Sure, Texas legislators are handling the small and often goofy business they always do. In the last few days, the House passed bills that would force cities to stop over-regulation of children’s lemonade stands and to reveal how much they’re spending on big-time entertainers (like Enrique Iglesias) at civic events (in McAllen, the offender of the moment). The Senate, not to be outdone, passed a bill that allows restaurants to allow dogs to come to dine with their humans.
But big stuff is moving now.
On Monday, the House Appropriations Committee passed a state budget, the first major step on the session’s one truly obligatory duty. It will be up for a House vote next week. Related legislation that fills holes in the current budget, pays for some Hurricane Harvey relief, shores up teacher retirements and so on — all by taking money from the state’s economic stabilization fund — is also bound for the full House.
A day later, the House Public Education Committee passed the fat (186 pages!) school finance bill, after removing a merit pay program that proved unpopular with teacher groups.
And on Wednesday, Senators approved a set of bills prompted by the cleanup after Hurricane Harvey, with funding aimed at rebuilding and improving the responses to future storms like it.

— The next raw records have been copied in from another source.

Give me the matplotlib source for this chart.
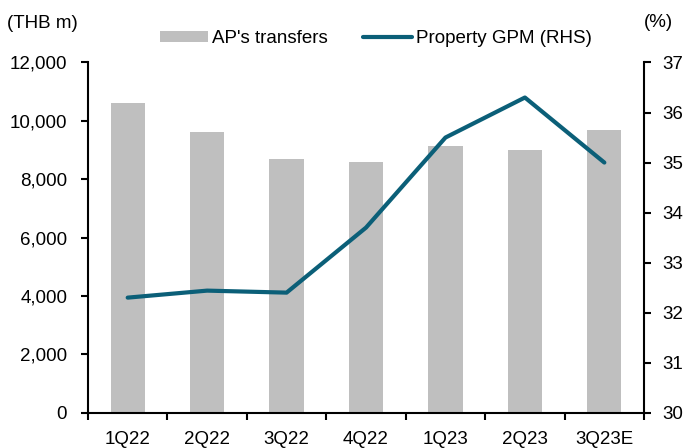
import matplotlib
matplotlib.use('Agg')
import matplotlib.pyplot as plt
import numpy as np

plt.rcParams['font.family'] = ['Liberation Sans', 'DejaVu Sans']
plt.rcParams['font.size'] = 13.5

quarters = ['1Q22', '2Q22', '3Q22', '4Q22', '1Q23', '2Q23', '3Q23E']
transfers = [10620, 9615, 8680, 8590, 9140, 9000, 9680]   # THB m
gpm = [32.30, 32.44, 32.40, 33.70, 35.50, 36.30, 35.00]   # %

bar_color = '#BFBFBF'
line_color = '#0B5F78'

fig = plt.figure(figsize=(6.83, 4.48), dpi=100)
ax = fig.add_axes([0.1288, 0.0788, 0.8142, 0.7817])
ax2 = ax.twinx()

x = np.arange(len(quarters))
ax.bar(x, transfers, width=0.43, color=bar_color, label="AP's transfers", zorder=2)
ax2.plot(x, gpm, color=line_color, linewidth=3, label='Property GPM (RHS)',
         solid_capstyle='round', zorder=3)

ax.set_xlim(-0.5, len(quarters) - 0.5)
ax.set_ylim(0, 12000)
ax.set_yticks(range(0, 12001, 2000))
ax.set_yticklabels([f'{v:,}' for v in range(0, 12001, 2000)])
ax2.set_ylim(30, 37)
ax2.set_yticks(range(30, 38))

# ticks between categories on x
ax.set_xticks(x)
ax.set_xticklabels(quarters)
ax.set_xticks(np.arange(-0.5, len(quarters), 1), minor=True)
ax.tick_params(axis='x', which='major', length=0, pad=13)
ax.tick_params(axis='x', which='minor', length=5, width=1.5, direction='out')

ax.tick_params(axis='y', length=5, width=1.5, pad=10)
ax2.tick_params(axis='y', length=5, width=1.5, pad=8)

for a in (ax, ax2):
    a.spines['top'].set_visible(False)
    for s in ('left', 'right', 'bottom'):
        a.spines[s].set_linewidth(1.5)
ax2.spines['left'].set_visible(False)
ax2.spines['bottom'].set_visible(False)
ax.spines['right'].set_visible(False)

fig.text(0.010, 0.948, '(THB m)', ha='left', va='center')
fig.text(0.985, 0.95, '(%)', ha='right', va='center')

h1, l1 = ax.get_legend_handles_labels()
h2, l2 = ax2.get_legend_handles_labels()
fig.legend(h1 + h2, l1 + l2, loc='center', bbox_to_anchor=(0.55, 0.913), ncol=2,
           frameon=False, handlelength=2.6, handleheight=0.5, handletextpad=0.2,
           columnspacing=1.9, borderaxespad=0)

fig.savefig('out.png', dpi=100)
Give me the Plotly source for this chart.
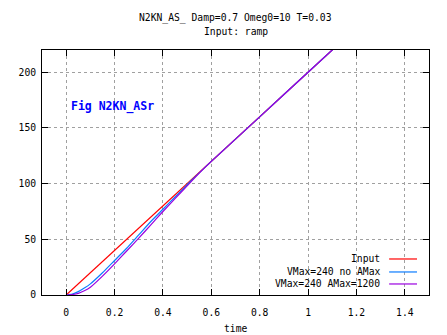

Earlier in the session, the Senate Property Tax Committee approved legislation that would require voter approval of any property tax revenue increase of more than 2.5 percent. That got stuck, apparently for lack of support, between the committee and the full Senate. Conversations are underway, as they say, with supporters and opponents trying to find a number other than 2.5 percent that works, or a process that works better than the prospect of triggering voter referenda every year. The House Ways & Means Committee hasn’t yet voted on its version, but has some of the same conversations going.
And the Senate unanimously passed legislation approving across-the-board $5,000 annual pay raises for all public school teachers and librarians. That’s one of the lieutenant governor’s priorities; the governor and the speaker have committed to teacher pay raises, but not necessarily to that form or amount.
So there’s a bit of sand in the gears, but the gears of state are turning.
The biggest of the big items — a state budget, a school finance bill, teacher pay raises, and property tax reform — are all in motion as lawmakers pass the halfway point of the 20-week session. There’s also talk of a property tax cut that could be paired with that proposed limit on future property tax growth, financed by local or statewide increases in sales taxes.
It won’t all pass, at least not in the form it’s in today. It might turn out that putting this package together might be beyond the abilities of this Legislature and the state’s top three leaders.
But lawmakers have time. They know what their big goals are. It’s too early to let them off the hook, to say this game will have to go into overtime, even if lawmakers are operating at a time in American politics when voters seem to yawn at demonstrations of legislative incompetence.
They still have more than 60 days left in this session; no reason to promise 30 more. Not yet.